Se retirer dans le passé n'est pas une option. Au lieu de cela, nous devons faire pression en faveur de demandes concrètes et concrètes pour que l'Irlande apporte des solutions globales en matière de santé, d'éducation et de développement économique et social, d'une stratégie industrielle et d'investissement qui favorise les travailleurs, et d'investissements de capitaux ciblés qui répondent aux besoins de notre peuple et non aux besoins des spéculateurs et des sociétés avides de profits. Cela nécessite un contrôle national des capitaux, ce qui est totalement illégal à l'heure actuelle en vertu des règles de l'UE.

L'UE, tout comme l'État britannique, est un obstacle à la construction d'une économie centrée sur l'être humain pour les travailleurs irlandais.

Mais quel que soit le résultat des négociations en cours, l'équilibre des forces a été changé, et il est encore en train de l'être. L'Union Européenne ne sera plus jamais la même.
 

L'Italie sous pression

Alors que les négociations entre la Grande-Bretagne et l'UE s'enlisent, la Commission européenne a adressé un diktat au nouveau gouvernement italien rejetant son budget et menaçant de sanctions le pays s'il ne se conforme pas.

Le gouvernement italien - comme les gouvernements irlandais, grec, espagnol et portugais - doit soumettre son budget à l'UE et à Berlin avant qu'il ne soit présenté et voté par le parlement national, rendant superflue l'idée de démocratie au niveau national.

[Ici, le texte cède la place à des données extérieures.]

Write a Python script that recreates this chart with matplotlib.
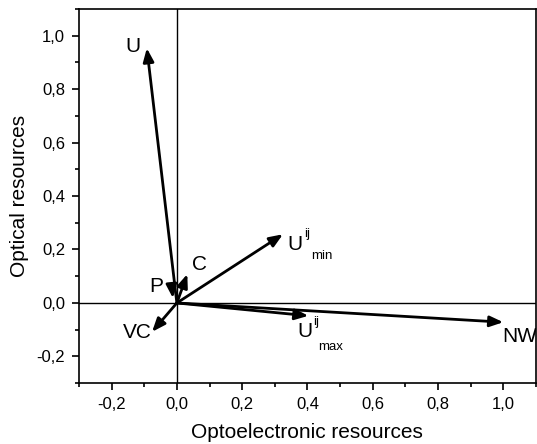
import matplotlib
matplotlib.use("Agg")
import matplotlib.pyplot as plt
from matplotlib.ticker import MultipleLocator, FuncFormatter

plt.rcParams['font.family'] = ['Liberation Sans', 'DejaVu Sans']

# vector names, tails and tips (resource coordinates)
names = ['U', 'Umin', 'C', 'P', 'VC', 'Umax', 'NW']
tail_x = [0.0, 0.0, 0.0, -0.016, 0.0, 0.0, 0.0]
tail_y = [0.0, 0.0, 0.0, 0.065, 0.0, 0.0, 0.0]
tip_x = [-0.092, 0.325, 0.032, -0.012, -0.076, 0.403, 1.0]
tip_y = [0.953, 0.257, 0.108, 0.018, -0.108, -0.048, -0.072]

# label anchors
lab_x = [-0.135, 0.363, 0.07, -0.064, -0.122, 0.391, 1.05]
lab_y = [0.96, 0.220, 0.145, 0.063, -0.112, -0.108, -0.127]
lab_main = ['U', 'U', 'C', 'P', 'VC', 'U', 'NW']
lab_sup = ['', 'ij', '', '', '', 'ij', '']
lab_sub = ['', 'min', '', '', '', 'max', '']

fig = plt.figure(figsize=(5.37, 4.44), dpi=100)
ax = fig.add_axes([0.147, 0.137, 0.851, 0.843])

ax.axhline(0, color='black', lw=1.0, zorder=1)
ax.axvline(0, color='black', lw=1.0, zorder=1)

for x0, y0, x1, y1 in zip(tail_x, tail_y, tip_x, tip_y):
    ax.annotate('', xy=(x1, y1), xytext=(x0, y0),
                arrowprops=dict(arrowstyle='-|>,head_length=0.5,head_width=0.2',
                                color='black', lw=2.0, mutation_scale=16,
                                shrinkA=0, shrinkB=0), zorder=3)

for x, y, m, sp, sb in zip(lab_x, lab_y, lab_main, lab_sup, lab_sub):
    ax.text(x, y, m, fontsize=15, ha='center', va='center', clip_on=True)
    if sp:
        ax.annotate(sp, xy=(x, y), xytext=(8.5, 7), textcoords='offset points',
                    fontsize=9.5, ha='center', va='center')
        dy = -8.5 if sb == 'min' else -11
        ax.annotate(sb, xy=(x, y), xytext=(19, dy), textcoords='offset points',
                    fontsize=9.5, ha='center', va='center')

ax.set_xlim(-0.3, 1.1)
ax.set_ylim(-0.3, 1.1)
ax.xaxis.set_major_locator(MultipleLocator(0.2))
ax.xaxis.set_minor_locator(MultipleLocator(0.1))
ax.yaxis.set_major_locator(MultipleLocator(0.2))
ax.yaxis.set_minor_locator(MultipleLocator(0.1))
fmt = FuncFormatter(lambda v, p: ('%.1f' % v).replace('.', ',').replace('-0,0', '0,0'))
ax.xaxis.set_major_formatter(fmt)
ax.yaxis.set_major_formatter(fmt)
ax.tick_params(which='major', direction='out', length=5, width=1.2, labelsize=12, pad=5)
ax.tick_params(which='minor', direction='out', length=3, width=1.2)
for s in ax.spines.values():
    s.set_linewidth(1.2)

ax.set_xlabel('Optoelectronic resources', fontsize=15, labelpad=8)
ax.set_ylabel('Optical resources', fontsize=15, labelpad=5)

fig.savefig('out.png', dpi=100)
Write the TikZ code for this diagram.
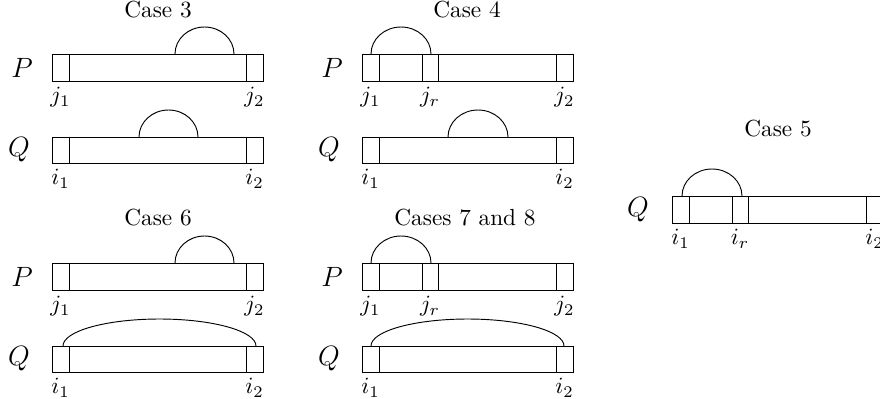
\documentclass[tikz,border=0pt]{standalone}
\usetikzlibrary{positioning}

\begin{document}
\begin{tikzpicture}[
    x=0.0151cm, y=0.0151cm,
    seg/.style={draw, line width=0.4pt},
    idx/.style={anchor=north, inner sep=2.5pt},
    lbl/.style={anchor=center, inner sep=0pt, font=\large}
  ]
  \useasboundingbox (0,0) rectangle (880,398);

  % Case 3
  \node (c3) at (158,388) {Case 3};
  \node[lbl] (c3p) at (22,330) {$P$};
  \node[lbl] (c3q) at (19,248) {$Q$};
  \draw[seg] (52,317) rectangle (263,344) (69,317) -- (69,344) (246,317) -- (246,344);
  \draw[seg] (175,344) arc[start angle=180, end angle=0, x radius=29.5, y radius=27];
  \node[idx] (c3j1) at (60.5,317) {$j_1$};
  \node[idx] (c3j2) at (254.5,317) {$j_2$};
  \draw[seg] (52,235) rectangle (263,261) (69,235) -- (69,261) (246,235) -- (246,261);
  \draw[seg] (139,261) arc[start angle=180, end angle=0, x radius=29.5, y radius=27];
  \node[idx] (c3i1) at (60.5,235) {$i_1$};
  \node[idx] (c3i2) at (254.5,235) {$i_2$};

  % Case 4
  \begin{scope}[shift={(310,0)}]
    \node (c4) at (157,388) {Case 4};
    \node[lbl] (c4p) at (22,330) {$P$};
    \node[lbl] (c4q) at (19,248) {$Q$};
    \draw[seg] (52,317) rectangle (263,344);
    \foreach \x in {69,112,128,246} \draw[seg] (\x,317) -- (\x,344);
    \draw[seg] (61,344) arc[start angle=180, end angle=0, x radius=30, y radius=27];
    \node[idx] (c4j1) at (60.5,317) {$j_1$};
    \node[idx] (c4jr) at (120,317) {$j_r$};
    \node[idx] (c4j2) at (254.5,317) {$j_2$};
    \draw[seg] (52,235) rectangle (263,261) (69,235) -- (69,261) (246,235) -- (246,261);
    \draw[seg] (138,261) arc[start angle=180, end angle=0, x radius=30, y radius=27];
    \node[idx] (c4i1) at (60.5,235) {$i_1$};
    \node[idx] (c4i2) at (254.5,235) {$i_2$};
  \end{scope}

  % Case 6
  \begin{scope}[shift={(0,-209)}]
    \node (c6) at (158,389) {Case 6};
    \node[lbl] (c6p) at (22,330) {$P$};
    \node[lbl] (c6q) at (19,248) {$Q$};
    \draw[seg] (52,317) rectangle (263,344) (69,317) -- (69,344) (246,317) -- (246,344);
    \draw[seg] (175,344) arc[start angle=180, end angle=0, x radius=29.5, y radius=27];
    \node[idx] (c6j1) at (60.5,317) {$j_1$};
    \node[idx] (c6j2) at (254.5,317) {$j_2$};
    \draw[seg] (52,235) rectangle (263,261) (69,235) -- (69,261) (246,235) -- (246,261);
    \draw[seg] (63,261) arc[start angle=180, end angle=0, x radius=96.5, y radius=27];
    \node[idx] (c6i1) at (60.5,235) {$i_1$};
    \node[idx] (c6i2) at (254.5,235) {$i_2$};
  \end{scope}

  % Cases 7 and 8
  \begin{scope}[shift={(310,-209)}]
    \node (c78) at (155,389) {Cases 7 and 8};
    \node[lbl] (c78p) at (22,330) {$P$};
    \node[lbl] (c78q) at (19,248) {$Q$};
    \draw[seg] (52,317) rectangle (263,344);
    \foreach \x in {69,112,128,246} \draw[seg] (\x,317) -- (\x,344);
    \draw[seg] (61,344) arc[start angle=180, end angle=0, x radius=30, y radius=27];
    \node[idx] (c78j1) at (60.5,317) {$j_1$};
    \node[idx] (c78jr) at (120,317) {$j_r$};
    \node[idx] (c78j2) at (254.5,317) {$j_2$};
    \draw[seg] (52,235) rectangle (263,261) (69,235) -- (69,261) (246,235) -- (246,261);
    \draw[seg] (61,261) arc[start angle=180, end angle=0, x radius=96.5, y radius=27];
    \node[idx] (c78i1) at (60.5,235) {$i_1$};
    \node[idx] (c78i2) at (254.5,235) {$i_2$};
  \end{scope}

  % Case 5
  \node (c5) at (778,269) {Case 5};
  \begin{scope}[shift={(620,-142)}]
    \node[lbl] (c5q) at (18,330) {$Q$};
    \draw[seg] (52,317) rectangle (263,344);
    \foreach \x in {69,112,128,246} \draw[seg] (\x,317) -- (\x,344);
    \draw[seg] (62,344) arc[start angle=180, end angle=0, x radius=30, y radius=27];
    \node[idx] (c5i1) at (60.5,317) {$i_1$};
    \node[idx] (c5ir) at (120,317) {$i_r$};
    \node[idx] (c5i2) at (254.5,317) {$i_2$};
  \end{scope}
\end{tikzpicture}
\end{document}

Le Premier ministre italien, Giuseppe Conte, a insisté sur le fait que son gouvernement n'a pas de "plan B" pour son budget, l'UE ayant exigé des changements sans précédent pour mettre le pays en conformité avec les règles de dépenses de l'UE qui résultent de l'adoption de la monnaie unique européenne.

Il serait très difficile d'imposer à l'Italie des sanctions concrètes de la part de l'UE, ce qui ne ferait qu'accentuer le scepticisme généralisé à l'égard de l'UE et, en particulier, concernant le maintien de l'euro lui-même. Le rejet du budget du pays pourrait mettre à rude épreuve la coalition gouvernementale, au sein de laquelle Conte fait office de médiateur entre les puissants vice-premiers ministres, Matteo Salvini de la Ligue et Luigi Di Maio du Mouvement Cinq Étoiles.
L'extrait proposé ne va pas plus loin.